Ihre absehbare Niederlage in der Hauptstadt versuche die SNS nicht nur mit der massenhaften Registrierung von Scheinwählern aus der bosnischen Republika Srpska abzuwenden, so der studierte Ökonom. „Nach der Wahl werden sie wieder einige Teilergebnisse für ungültig erklären, in einigen Wahlkreisen die Wahlen mehrfach wiederholen lassen, die Sache monatelang hinziehen und am Ende ein paar Stadträte der Opposition umkaufen“, fürchtet Otasovic: „Aber die Belgrader werden auf die Straße gehen, falls die Wahlen gestohlen werden.“

Auf Landesebene sind Einbußen für die SNS trotz der präsidialen Schützenhilfe zwar nicht auszuschließen. Doch nicht nur wegen des absehbaren Scheiterns einiger oppositioneller Rechtsparteien an der Dreiprozenthürde scheint ein Machtwechsel wenig wahrscheinlich. Gemeinsam mit dem von ihr im Wahlkampf auffällig hart attackierten sozialistischen Koalitionspartner SPS dürfte sich die SNS weiter im Regierungssattel halten.

Angst um den Arbeitsplatz

Beim Kampf um das Belgrader Rathaus muss die Regierungspartei hingegen die symbolträchtige Abwahl fürchten.
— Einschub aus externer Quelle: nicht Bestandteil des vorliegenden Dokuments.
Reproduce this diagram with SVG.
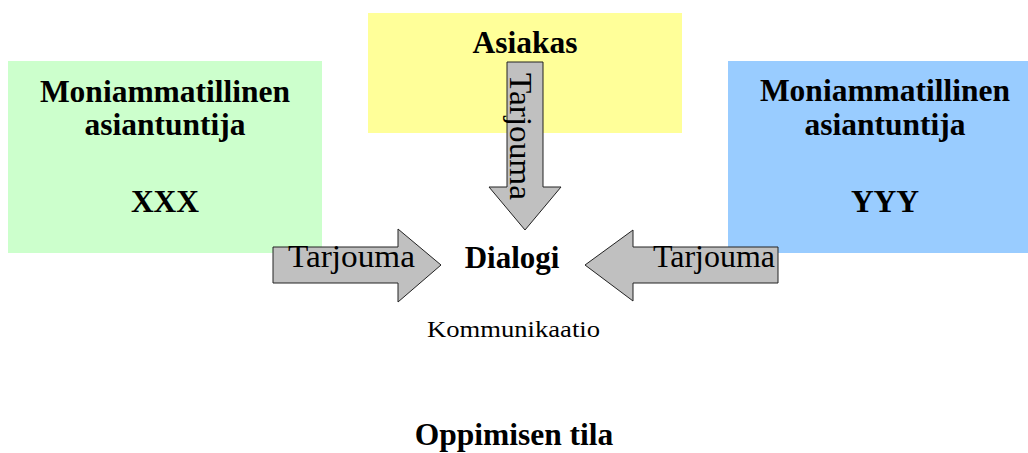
<svg xmlns="http://www.w3.org/2000/svg" width="1028" height="453" viewBox="0 0 1028 453">
<style>
.box{stroke:none}
.arrow{fill:#c0c0c0;stroke:#222;stroke-width:1}
.h{font-family:"Liberation Serif",serif;font-weight:bold;font-size:31.5px;fill:#000;text-anchor:middle}
.t{font-family:"Liberation Serif",serif;font-size:32px;fill:#000}
.s{font-family:"Liberation Serif",serif;font-size:23px;fill:#000}
</style>
<rect width="1028" height="453" fill="#fff"/>
<g id="node-xxx">
<rect class="box" x="8" y="61" width="314" height="192" fill="#ccffcc"/>
<text class="h" x="165" y="102">Moniammatillinen</text>
<text class="h" x="165" y="135">asiantuntija</text>
<text class="h" x="165" y="212">XXX</text>
</g>
<g id="node-asiakas">
<rect class="box" x="368" y="13" width="314" height="120" fill="#ffff99"/>
<text class="h" x="525" y="53">Asiakas</text>
</g>
<g id="node-yyy">
<rect class="box" x="728" y="61" width="302" height="192" fill="#99ccff"/>
<text class="h" x="885" y="101">Moniammatillinen</text>
<text class="h" x="885" y="135">asiantuntija</text>
<text class="h" x="885" y="212">YYY</text>
</g>
<g id="connectors">
<g id="arrow-top">
<polygon class="arrow" points="507,62 543,62 543,187 561,187 525,230 489,187 507,187"/>
<text class="t" transform="translate(510,73) rotate(90)" textLength="127" lengthAdjust="spacingAndGlyphs">Tarjouma</text>
</g>
<g id="arrow-left">
<polygon class="arrow" points="273,247 398,247 398,229 441,265 398,302 398,283 273,283"/>
<text class="t" x="288" y="267" textLength="127" lengthAdjust="spacingAndGlyphs">Tarjouma</text>
</g>
<g id="arrow-right">
<polygon class="arrow" points="778,247 633,247 633,230 585,265 633,301 633,283 778,283"/>
<text class="t" x="653" y="267" textLength="122" lengthAdjust="spacingAndGlyphs">Tarjouma</text>
</g>
</g>
<g id="node-dialogi">
<text class="h" x="512" y="268" style="font-size:31px">Dialogi</text>
<text class="s" x="427" y="337" textLength="173" lengthAdjust="spacingAndGlyphs">Kommunikaatio</text>
</g>
<g id="node-oppiminen">
<text class="h" x="514" y="445">Oppimisen tila</text>
</g>
</svg>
Die Opposition hofft, dass eine SNS-Schlappe in der Hauptstadt den Anfang vom Ende der Ära Vucic einläuten könnte – ähnlich wie bei den Kommunalwahlen 1997, als der 2001 gestürzte Milosevic erstmals eine Niederlage erlitt.
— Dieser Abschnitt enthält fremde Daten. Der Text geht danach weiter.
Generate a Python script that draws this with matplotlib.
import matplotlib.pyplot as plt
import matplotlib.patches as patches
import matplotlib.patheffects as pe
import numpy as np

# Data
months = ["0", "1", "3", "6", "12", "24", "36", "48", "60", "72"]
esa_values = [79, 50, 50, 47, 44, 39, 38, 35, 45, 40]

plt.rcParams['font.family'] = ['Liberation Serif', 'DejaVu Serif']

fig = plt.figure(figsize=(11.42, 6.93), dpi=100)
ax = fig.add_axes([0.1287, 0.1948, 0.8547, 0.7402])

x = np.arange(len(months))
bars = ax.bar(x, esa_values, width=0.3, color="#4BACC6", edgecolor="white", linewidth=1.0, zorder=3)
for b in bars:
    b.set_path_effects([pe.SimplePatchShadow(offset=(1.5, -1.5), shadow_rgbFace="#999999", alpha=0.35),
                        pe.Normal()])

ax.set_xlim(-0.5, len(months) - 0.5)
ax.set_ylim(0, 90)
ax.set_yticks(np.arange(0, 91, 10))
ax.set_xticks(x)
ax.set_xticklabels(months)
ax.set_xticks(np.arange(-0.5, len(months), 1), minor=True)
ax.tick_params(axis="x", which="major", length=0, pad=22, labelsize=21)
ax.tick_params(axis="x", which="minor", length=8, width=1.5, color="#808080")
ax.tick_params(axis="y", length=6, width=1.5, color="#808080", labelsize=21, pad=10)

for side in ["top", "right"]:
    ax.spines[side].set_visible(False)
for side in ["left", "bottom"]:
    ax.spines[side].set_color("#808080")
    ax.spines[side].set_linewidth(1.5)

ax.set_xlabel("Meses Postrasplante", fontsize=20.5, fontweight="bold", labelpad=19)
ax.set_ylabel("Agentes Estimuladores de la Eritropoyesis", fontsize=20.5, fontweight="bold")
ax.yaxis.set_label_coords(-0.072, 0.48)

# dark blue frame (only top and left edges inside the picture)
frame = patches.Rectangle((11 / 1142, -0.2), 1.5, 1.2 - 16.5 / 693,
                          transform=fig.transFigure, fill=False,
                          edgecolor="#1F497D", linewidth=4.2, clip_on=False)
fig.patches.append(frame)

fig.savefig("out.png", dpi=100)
Entscheidend für den Wahlausgang wird der Andrang in den Stimmlokalen sein. Klettert die in Serbien wegen der hohen Zahl von ausgewanderten, aber immer noch registrierten Wählerseelen traditionell niedrige Beteiligung auf über 60 Prozent, sind Überraschungserfolge der Opposition nicht ausgeschlossen. Von einer niedrigen Wahlbeteiligung dürfte hingegen die SNS dank ihrer disziplinierten Stamm- und Zwangswähler profitieren: Nicht nur ihre Überzeugung, sondern auch massiver Druck und die Angst um den Arbeitsplatz pflegen die Beschäftigten staatlicher Institutionen und Betriebe in die Wahlkampfbusse und an die Urnen zu treiben.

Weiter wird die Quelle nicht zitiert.